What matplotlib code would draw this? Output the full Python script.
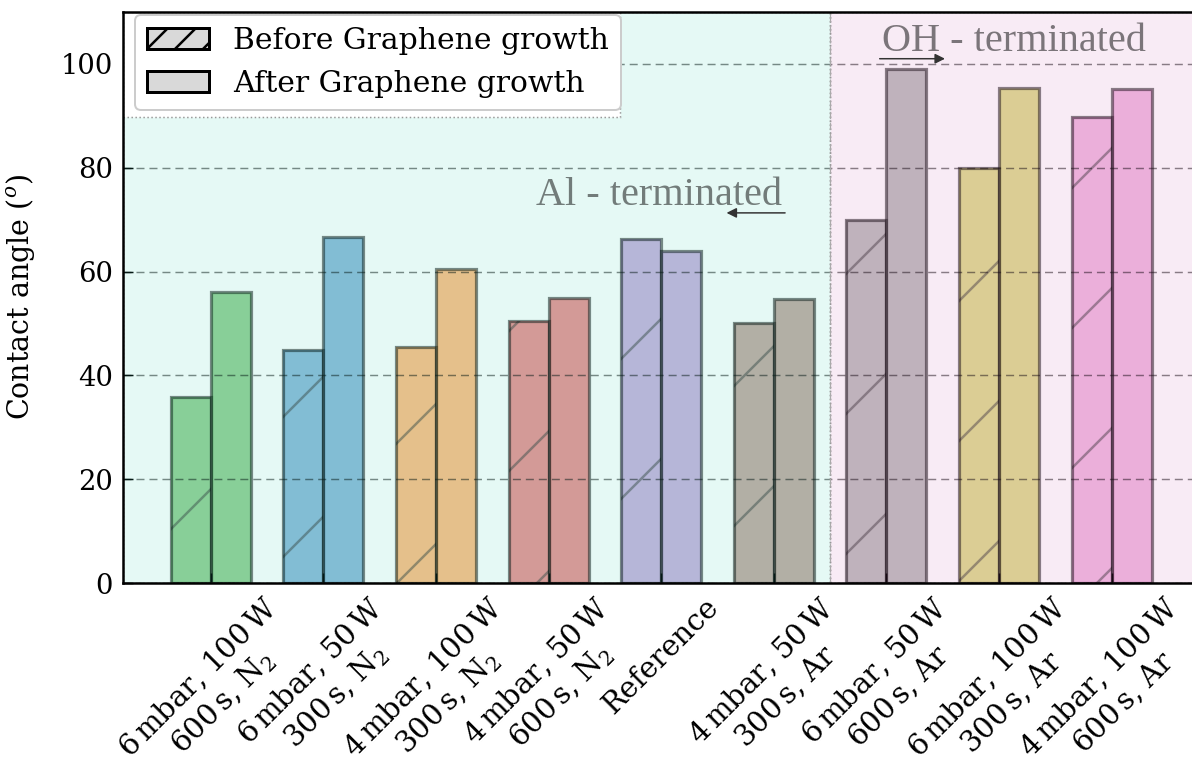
--
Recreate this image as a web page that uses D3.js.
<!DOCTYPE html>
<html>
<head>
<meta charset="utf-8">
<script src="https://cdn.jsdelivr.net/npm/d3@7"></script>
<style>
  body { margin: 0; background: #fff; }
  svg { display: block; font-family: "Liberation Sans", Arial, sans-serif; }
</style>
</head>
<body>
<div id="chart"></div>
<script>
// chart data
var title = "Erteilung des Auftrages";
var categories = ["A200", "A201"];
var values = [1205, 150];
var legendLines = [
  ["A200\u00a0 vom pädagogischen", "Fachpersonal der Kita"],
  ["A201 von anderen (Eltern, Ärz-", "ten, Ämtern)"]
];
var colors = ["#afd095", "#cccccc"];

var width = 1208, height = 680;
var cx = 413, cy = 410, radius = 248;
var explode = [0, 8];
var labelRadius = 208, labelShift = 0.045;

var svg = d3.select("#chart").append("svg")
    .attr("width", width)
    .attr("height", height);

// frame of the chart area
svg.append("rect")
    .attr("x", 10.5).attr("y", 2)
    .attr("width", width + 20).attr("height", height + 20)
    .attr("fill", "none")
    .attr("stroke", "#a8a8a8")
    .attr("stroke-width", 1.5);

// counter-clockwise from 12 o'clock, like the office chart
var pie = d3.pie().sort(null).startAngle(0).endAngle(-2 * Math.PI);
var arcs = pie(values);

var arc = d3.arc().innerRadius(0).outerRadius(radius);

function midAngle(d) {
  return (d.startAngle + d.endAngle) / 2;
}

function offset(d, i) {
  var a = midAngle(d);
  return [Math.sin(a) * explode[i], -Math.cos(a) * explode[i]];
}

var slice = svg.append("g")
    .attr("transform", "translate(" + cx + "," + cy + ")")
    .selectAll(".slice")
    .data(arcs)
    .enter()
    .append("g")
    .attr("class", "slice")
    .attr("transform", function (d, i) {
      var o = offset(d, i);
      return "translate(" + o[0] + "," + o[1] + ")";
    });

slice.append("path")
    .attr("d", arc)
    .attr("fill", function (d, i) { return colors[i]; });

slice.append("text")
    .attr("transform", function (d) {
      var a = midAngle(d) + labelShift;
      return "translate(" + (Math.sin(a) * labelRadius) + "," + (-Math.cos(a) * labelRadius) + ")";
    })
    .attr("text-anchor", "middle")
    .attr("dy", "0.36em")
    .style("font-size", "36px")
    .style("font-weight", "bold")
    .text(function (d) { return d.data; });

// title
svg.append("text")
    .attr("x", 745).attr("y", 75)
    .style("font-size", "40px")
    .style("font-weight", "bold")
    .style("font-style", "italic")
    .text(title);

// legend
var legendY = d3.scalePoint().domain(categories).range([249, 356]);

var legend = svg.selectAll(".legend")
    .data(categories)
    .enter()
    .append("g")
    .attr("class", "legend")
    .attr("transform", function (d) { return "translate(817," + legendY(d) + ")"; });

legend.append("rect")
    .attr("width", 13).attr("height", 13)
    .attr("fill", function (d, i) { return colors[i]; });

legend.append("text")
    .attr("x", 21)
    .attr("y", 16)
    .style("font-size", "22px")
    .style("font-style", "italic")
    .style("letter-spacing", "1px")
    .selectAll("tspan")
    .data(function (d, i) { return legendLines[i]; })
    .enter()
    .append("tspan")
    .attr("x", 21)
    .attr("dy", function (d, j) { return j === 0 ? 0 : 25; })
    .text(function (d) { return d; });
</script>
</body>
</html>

--- GOAL ---
Write out every line of the preceding listing that contains "this".

--- EXERCISE RESPONSE ---
What matplotlib code would draw this? Output the full Python script.
Recreate this image as a web page that uses D3.js.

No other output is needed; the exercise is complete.